The concert culminated with a massed choir with all participants from the evening singing and playing together amongst a backdrop of fireworks and thousands of balloons! I’m sure that for all those taking part in and supporting the event, this was an evening that will never be forgotten!
On Friday 8th July Brass Tacks, plus a few parent supporters and three staff, boarded the famous pheasant killing coach at 7.30 a.m. to travel to Birmingham to take part in the finals of the Music for Youth festival at Symphony Hall, Birmingham.
This time, the journey was uneventful and no wildlife were harmed during the day.
The band first performed in Centenary Square to a very appreciative audience.
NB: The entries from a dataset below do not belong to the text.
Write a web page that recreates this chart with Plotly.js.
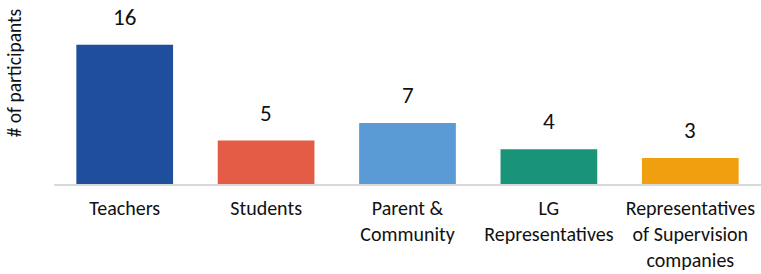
<!DOCTYPE html>
<html>
<head>
<meta charset="utf-8">
<script src="https://cdn.plot.ly/plotly-3.0.1.min.js"></script>
<style>html,body{margin:0;padding:0;background:#fff;}#chart{width:761px;height:274px;}</style>
</head>
<body>
<div id="chart"></div>
<script>
const categories = ["Teachers", "Students", "Parent &<br>Community", "LG<br>Representatives", "Representatives<br>of Supervision<br>companies"];
const participants = [16, 5, 7, 4, 3];
const barColors = ["#1f4e9c", "#e45c45", "#5b9bd5", "#1a9479", "#f0a00f"];
const yAxisTitle = "# of participants";

const FONT = "Carlito, Calibri, 'Liberation Sans', Arial, sans-serif";

const trace = {
  type: "bar",
  x: categories,
  y: participants,
  marker: {color: barColors},
  hoverinfo: "none"
};

const annotations = categories.map((c, i) => ({
  x: c, y: participants[i], xref: "x", yref: "y",
  text: String(participants[i]),
  showarrow: false, yanchor: "bottom", yshift: 12,
  font: {family: FONT, size: 23, color: "#111"}
}));
annotations.push({
  xref: "paper", yref: "paper", x: -0.057, y: 0.64,
  xanchor: "center", yanchor: "middle", textangle: -90,
  text: yAxisTitle, showarrow: false,
  font: {family: FONT, size: 19.5, color: "#111"}
});

const layout = {
  width: 761, height: 274,
  margin: {l: 54, r: 0, t: 10, b: 90},
  paper_bgcolor: "#fff", plot_bgcolor: "#fff",
  bargap: 0.316,
  showlegend: false,
  xaxis: {
    showline: true, linecolor: "#d9d9d9", linewidth: 2,
    ticks: "", tickfont: {family: FONT, size: 20, color: "#111"},
    ticklabelstandoff: 5,
    automargin: false
  },
  yaxis: {
    range: [0, 20], showgrid: false, zeroline: false, showticklabels: false,
    showline: false, ticks: ""
  },
  annotations: annotations
};

Plotly.newPlot("chart", [trace], layout, {displayModeBar: false, staticPlot: true});
</script>
</body>
</html>
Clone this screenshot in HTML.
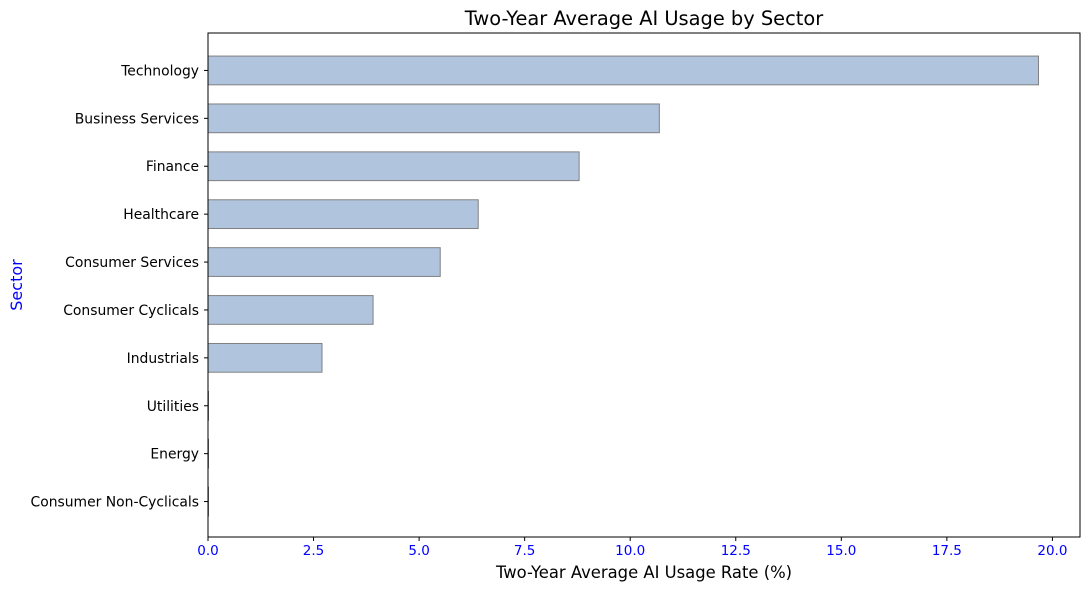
<!DOCTYPE html>
<html><head><meta charset="utf-8"><style>
body{margin:0;background:#fff;font-family:"Liberation Sans","DejaVu Sans",sans-serif;}
svg text{font-family:"DejaVu Sans","Liberation Sans",sans-serif;}
</style></head><body>
<svg id="chart" width="1089" height="590" xmlns="http://www.w3.org/2000/svg">
<rect width="1089" height="590" fill="#fff"/>
<text x="644" y="25" font-size="19.4" text-anchor="middle" fill="#000">Two-Year Average AI Usage by Sector</text>
<text x="644" y="578" font-size="16.4" text-anchor="middle" fill="#000">Two-Year Average AI Usage Rate (%)</text>
<text transform="translate(22,285) rotate(-90)" font-size="16" text-anchor="middle" fill="blue">Sector</text>
<g id="bars"></g><g id="xticks"></g><g id="yticks"></g>
<rect x="208" y="33" width="872" height="504" fill="none" stroke="#000" stroke-width="1"/>
</svg>
<script>
const categories=["Technology","Business Services","Finance","Healthcare","Consumer Services","Consumer Cyclicals","Industrials","Utilities","Energy","Consumer Non-Cyclicals"];
const values=[19.67,10.69,8.79,6.40,5.50,3.91,2.70,0,0,0];
const xTickValues=[0,2.5,5,7.5,10,12.5,15,17.5,20];
const xTickLabels=["0.0","2.5","5.0","7.5","10.0","12.5","15.0","17.5","20.0"];
const NS="http://www.w3.org/2000/svg";
const L=208,R=1080,T=33,B=537;
const xmax=Math.max(...values)*1.05;
const x=v=>L+v/xmax*(R-L);
const n=categories.length;
const ylo=-0.3-0.048*(n-1+0.6),yhi=(n-1)+0.3+0.048*(n-1+0.6);
const y=i=>B+1-(((n-1-i))-ylo)/(yhi-ylo)*(B-T);
const unit=(B-T)/(yhi-ylo);
function mk(tag,attrs,parent){const e=document.createElementNS(NS,tag);for(const k in attrs)e.setAttribute(k,attrs[k]);document.getElementById(parent).appendChild(e);return e;}
categories.forEach((c,i)=>{
  const r=mk('rect',{x:x(0),y:y(i)-0.3*unit,width:Math.max(x(values[i])-x(0),0.5),height:0.6*unit,fill:'#b0c4de',stroke:'#808080','stroke-width':1},'bars');
  
  
  const tk=mk('line',{x1:L-4,x2:L,y1:y(i),y2:y(i),stroke:'#000'},'yticks');
  
  
  const t=mk('text',{x:L-9,y:y(i)+5,'font-size':13.9,'text-anchor':'end',fill:'#000'},'yticks');
  t.textContent=c;
  
  
});
xTickValues.forEach((v,i)=>{
  const tk=mk('line',{x1:x(v),x2:x(v),y1:B,y2:B+4,stroke:'#000'},'xticks');
  
  
  const t=mk('text',{x:x(v),y:B+18,'font-size':13.5,'text-anchor':'middle',fill:'blue'},'xticks');
  t.textContent=xTickLabels[i];
  
  
});
</script>
</body></html>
Susan Avison compered the performance introducing the pieces and involving the audience.
This was followed by the main event of the day, a performance in Symphony Hall. The band played 3 contrasting pieces to rapturous applause, finishing with this years showpiece, Malaguena.
The comments from the judges were very positive, but unfortunately the band was not lucky enough to be nominated for an award. This did not dampen the spirits at all, and the journey home passed without incident.
The end of year Mendip concert took place on Thursday 30th June.
It was the fifth concert tat Mendip have been involved in this year, having performed at Writhlington School in February and the Pavilion in May as well as the usual three end of term concerts.
All 5 groups played a variety of music from shows and pop songs to classical arrangements and the concert culminated in a massed performance of the Ride of the Valkyries.
As usual it was sad to see people perform at their last concert, but this time we were particularly sad to say goodbye to Debbie Guy, who has been at the centre for over 20 years. We wish Debbie well with whatever she decides to do next, and will miss her every Thursday next year.
On Monday 27th June, young brass players from all over Bath and North East Somerset headed towards St Michaels Junior School in Bath for a day of Brass music making. The day is run by the B&NES Music Hub, and has been happening for over 35 years. The day is led by experienced staff from the Music Hub, and the pupils rehearsed music in preparation for a short concert for parents in the afternoon. This was followed by the annual Brass Bonanza in the evening. This event shows off the standard of brass teaching happening in the authority and combines the children who took part during the day, with Brass Tacks (the Music Hub Brass Band) and the Intermediate Brass Group from the Saturday morning Music Centre. 80 pupils took part in the evening concert which was at Ralph Allen School.